Tra le sofferenze del Libano di cui parla va annoverata anche l’esplosione del 2020 che ha devastato il porto di Beirut…
Sì, questa rimane una grande tragedia. Andremo a pregare per le vittime e le loro famiglie, come ha fatto il Santo Padre ad agosto quando ha incontrato i familiari e ha promesso di ricordare i loro cari e di mescolare le sue lacrime con le lacrime delle persone sfollate.
Ancora nel suo programma spicca il colloquio con il Gran Muftì, la suprema autorità giuridica islamica sunnita del Libano.
Sono molto contento di poterlo incontrare. Sembra che io sia tra i primi cardinali ad avere questo incontro e a parlare direttamente con lui. Mi dà gioia sapere che il Libano è un Paese di dialogo dove ci sono progetti – che io visiterò – in cui musulmani e cattolici collaborano per affrontare sfide e difficoltà. Mi sembra un bell’esempio di fraternità in atto.
Papa Francesco e prima di lui Giovanni Paolo II, hanno definito il Libano più che un Paese “un messaggio”. “Un Paese messaggio di coesistenza e di pace”, ha detto Francesco nel discorso agli ambasciatori accreditati presso la Santa Sede del gennaio scorso. Lei quali speranze nutre per questa nazione?

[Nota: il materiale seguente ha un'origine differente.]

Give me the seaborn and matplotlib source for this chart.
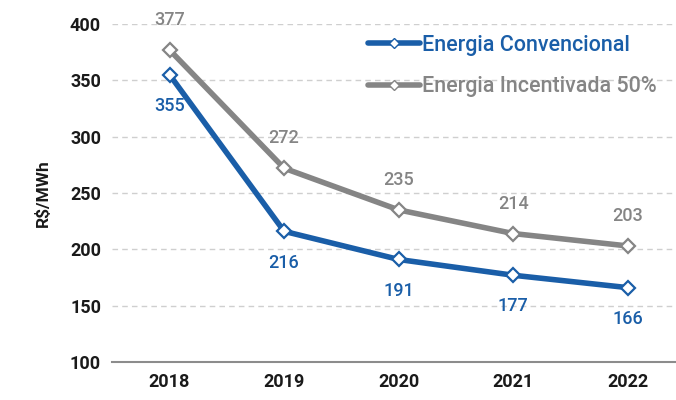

Per me la grande speranza per il Libano è che possa andare avanti, che abbia il coraggio di affrontare i problemi, non fuggire e non lasciarsi portare agli estremi. Trovare soluzioni non è facile, bisogna sforzarsi a farlo insieme. Questo è ciò che genera una speranza autentica, la speranza cristiana, la fede nella risurrezione e nella vita che Cristo ci ha portato.